▼▼▼

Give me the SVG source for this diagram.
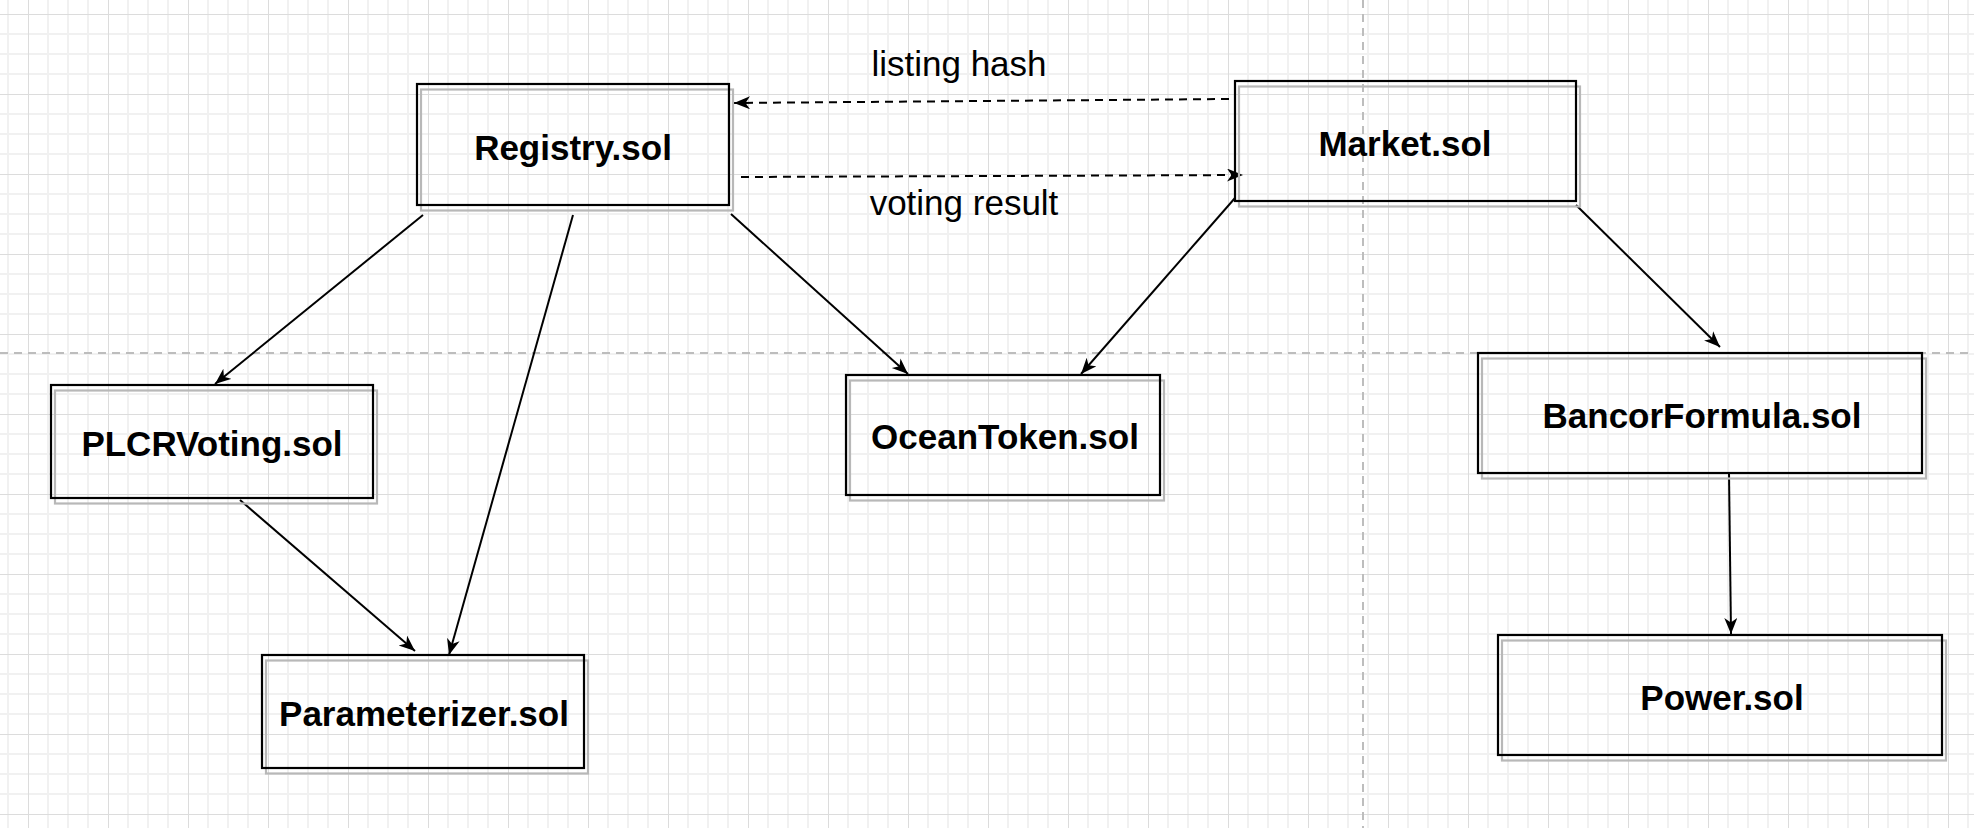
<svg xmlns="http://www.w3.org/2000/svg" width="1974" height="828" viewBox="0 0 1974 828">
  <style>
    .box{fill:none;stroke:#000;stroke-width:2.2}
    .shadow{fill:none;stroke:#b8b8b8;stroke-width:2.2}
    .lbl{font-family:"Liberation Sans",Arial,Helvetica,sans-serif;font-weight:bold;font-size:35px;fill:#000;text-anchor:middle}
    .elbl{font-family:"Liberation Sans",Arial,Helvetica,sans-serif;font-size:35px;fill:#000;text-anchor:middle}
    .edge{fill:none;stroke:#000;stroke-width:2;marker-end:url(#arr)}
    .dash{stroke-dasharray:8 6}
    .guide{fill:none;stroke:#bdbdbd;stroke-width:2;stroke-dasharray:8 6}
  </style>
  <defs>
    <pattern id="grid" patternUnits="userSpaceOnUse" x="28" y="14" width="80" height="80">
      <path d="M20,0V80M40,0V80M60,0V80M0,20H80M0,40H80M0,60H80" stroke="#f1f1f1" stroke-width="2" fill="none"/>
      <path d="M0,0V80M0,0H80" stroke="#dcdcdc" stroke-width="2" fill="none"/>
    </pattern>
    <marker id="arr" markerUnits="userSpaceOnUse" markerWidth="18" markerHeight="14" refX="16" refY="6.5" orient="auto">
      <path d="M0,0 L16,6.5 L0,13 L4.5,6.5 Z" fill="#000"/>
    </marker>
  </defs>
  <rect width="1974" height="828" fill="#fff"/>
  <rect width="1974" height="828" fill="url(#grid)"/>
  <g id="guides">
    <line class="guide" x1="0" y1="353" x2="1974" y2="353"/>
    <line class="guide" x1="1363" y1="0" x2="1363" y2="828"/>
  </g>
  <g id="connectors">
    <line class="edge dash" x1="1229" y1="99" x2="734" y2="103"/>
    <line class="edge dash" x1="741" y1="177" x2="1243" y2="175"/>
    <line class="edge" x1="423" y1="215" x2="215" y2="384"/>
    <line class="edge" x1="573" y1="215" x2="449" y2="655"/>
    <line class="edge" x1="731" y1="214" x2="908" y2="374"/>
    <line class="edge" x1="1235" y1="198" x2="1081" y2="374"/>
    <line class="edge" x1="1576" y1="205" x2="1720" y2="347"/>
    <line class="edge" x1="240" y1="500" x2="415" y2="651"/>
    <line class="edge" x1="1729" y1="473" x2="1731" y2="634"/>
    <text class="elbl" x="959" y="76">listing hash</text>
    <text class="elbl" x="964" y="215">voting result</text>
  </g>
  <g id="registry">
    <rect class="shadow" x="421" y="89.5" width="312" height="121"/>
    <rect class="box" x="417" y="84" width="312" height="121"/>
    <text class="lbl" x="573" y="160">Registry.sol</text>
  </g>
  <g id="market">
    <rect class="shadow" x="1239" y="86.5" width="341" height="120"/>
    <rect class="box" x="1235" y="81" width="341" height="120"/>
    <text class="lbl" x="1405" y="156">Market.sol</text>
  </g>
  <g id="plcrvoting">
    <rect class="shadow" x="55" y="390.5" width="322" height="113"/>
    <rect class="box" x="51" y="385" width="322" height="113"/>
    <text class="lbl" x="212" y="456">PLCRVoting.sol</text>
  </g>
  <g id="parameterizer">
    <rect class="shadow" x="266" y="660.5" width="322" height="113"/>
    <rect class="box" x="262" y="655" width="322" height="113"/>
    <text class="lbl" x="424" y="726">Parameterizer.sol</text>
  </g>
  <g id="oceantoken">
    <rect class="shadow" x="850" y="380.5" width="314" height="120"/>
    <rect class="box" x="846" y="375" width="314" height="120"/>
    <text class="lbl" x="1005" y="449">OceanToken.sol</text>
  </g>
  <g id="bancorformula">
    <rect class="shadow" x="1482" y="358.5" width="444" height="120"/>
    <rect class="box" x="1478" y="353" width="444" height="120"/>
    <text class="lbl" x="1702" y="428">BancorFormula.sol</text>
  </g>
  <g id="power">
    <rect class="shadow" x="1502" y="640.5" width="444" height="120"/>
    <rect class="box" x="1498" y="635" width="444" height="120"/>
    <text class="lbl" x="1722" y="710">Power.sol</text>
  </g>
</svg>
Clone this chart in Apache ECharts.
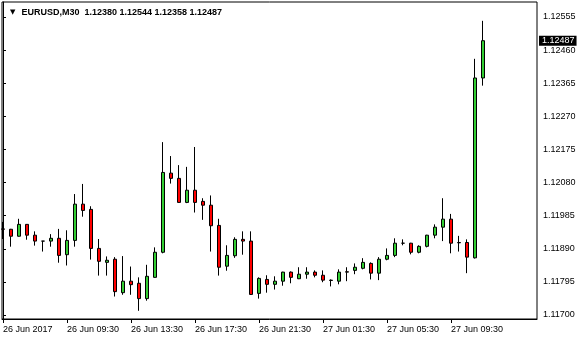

▲▲▲

**PROBLEM TO WORK ON**
Transcribe the material as is, with images omitted.

**ANSWER BELOW**
Give me the SVG source for this diagram.
<svg xmlns="http://www.w3.org/2000/svg" width="1974" height="828" viewBox="0 0 1974 828">
  <style>
    .box{fill:none;stroke:#000;stroke-width:2.2}
    .shadow{fill:none;stroke:#b8b8b8;stroke-width:2.2}
    .lbl{font-family:"Liberation Sans",Arial,Helvetica,sans-serif;font-weight:bold;font-size:35px;fill:#000;text-anchor:middle}
    .elbl{font-family:"Liberation Sans",Arial,Helvetica,sans-serif;font-size:35px;fill:#000;text-anchor:middle}
    .edge{fill:none;stroke:#000;stroke-width:2;marker-end:url(#arr)}
    .dash{stroke-dasharray:8 6}
    .guide{fill:none;stroke:#bdbdbd;stroke-width:2;stroke-dasharray:8 6}
  </style>
  <defs>
    <pattern id="grid" patternUnits="userSpaceOnUse" x="28" y="14" width="80" height="80">
      <path d="M20,0V80M40,0V80M60,0V80M0,20H80M0,40H80M0,60H80" stroke="#f1f1f1" stroke-width="2" fill="none"/>
      <path d="M0,0V80M0,0H80" stroke="#dcdcdc" stroke-width="2" fill="none"/>
    </pattern>
    <marker id="arr" markerUnits="userSpaceOnUse" markerWidth="18" markerHeight="14" refX="16" refY="6.5" orient="auto">
      <path d="M0,0 L16,6.5 L0,13 L4.5,6.5 Z" fill="#000"/>
    </marker>
  </defs>
  <rect width="1974" height="828" fill="#fff"/>
  <rect width="1974" height="828" fill="url(#grid)"/>
  <g id="guides">
    <line class="guide" x1="0" y1="353" x2="1974" y2="353"/>
    <line class="guide" x1="1363" y1="0" x2="1363" y2="828"/>
  </g>
  <g id="connectors">
    <line class="edge dash" x1="1229" y1="99" x2="734" y2="103"/>
    <line class="edge dash" x1="741" y1="177" x2="1243" y2="175"/>
    <line class="edge" x1="423" y1="215" x2="215" y2="384"/>
    <line class="edge" x1="573" y1="215" x2="449" y2="655"/>
    <line class="edge" x1="731" y1="214" x2="908" y2="374"/>
    <line class="edge" x1="1235" y1="198" x2="1081" y2="374"/>
    <line class="edge" x1="1576" y1="205" x2="1720" y2="347"/>
    <line class="edge" x1="240" y1="500" x2="415" y2="651"/>
    <line class="edge" x1="1729" y1="473" x2="1731" y2="634"/>
    <text class="elbl" x="959" y="76">listing hash</text>
    <text class="elbl" x="964" y="215">voting result</text>
  </g>
  <g id="registry">
    <rect class="shadow" x="421" y="89.5" width="312" height="121"/>
    <rect class="box" x="417" y="84" width="312" height="121"/>
    <text class="lbl" x="573" y="160">Registry.sol</text>
  </g>
  <g id="market">
    <rect class="shadow" x="1239" y="86.5" width="341" height="120"/>
    <rect class="box" x="1235" y="81" width="341" height="120"/>
    <text class="lbl" x="1405" y="156">Market.sol</text>
  </g>
  <g id="plcrvoting">
    <rect class="shadow" x="55" y="390.5" width="322" height="113"/>
    <rect class="box" x="51" y="385" width="322" height="113"/>
    <text class="lbl" x="212" y="456">PLCRVoting.sol</text>
  </g>
  <g id="parameterizer">
    <rect class="shadow" x="266" y="660.5" width="322" height="113"/>
    <rect class="box" x="262" y="655" width="322" height="113"/>
    <text class="lbl" x="424" y="726">Parameterizer.sol</text>
  </g>
  <g id="oceantoken">
    <rect class="shadow" x="850" y="380.5" width="314" height="120"/>
    <rect class="box" x="846" y="375" width="314" height="120"/>
    <text class="lbl" x="1005" y="449">OceanToken.sol</text>
  </g>
  <g id="bancorformula">
    <rect class="shadow" x="1482" y="358.5" width="444" height="120"/>
    <rect class="box" x="1478" y="353" width="444" height="120"/>
    <text class="lbl" x="1702" y="428">BancorFormula.sol</text>
  </g>
  <g id="power">
    <rect class="shadow" x="1502" y="640.5" width="444" height="120"/>
    <rect class="box" x="1498" y="635" width="444" height="120"/>
    <text class="lbl" x="1722" y="710">Power.sol</text>
  </g>
</svg>
Clone this chart in Apache ECharts.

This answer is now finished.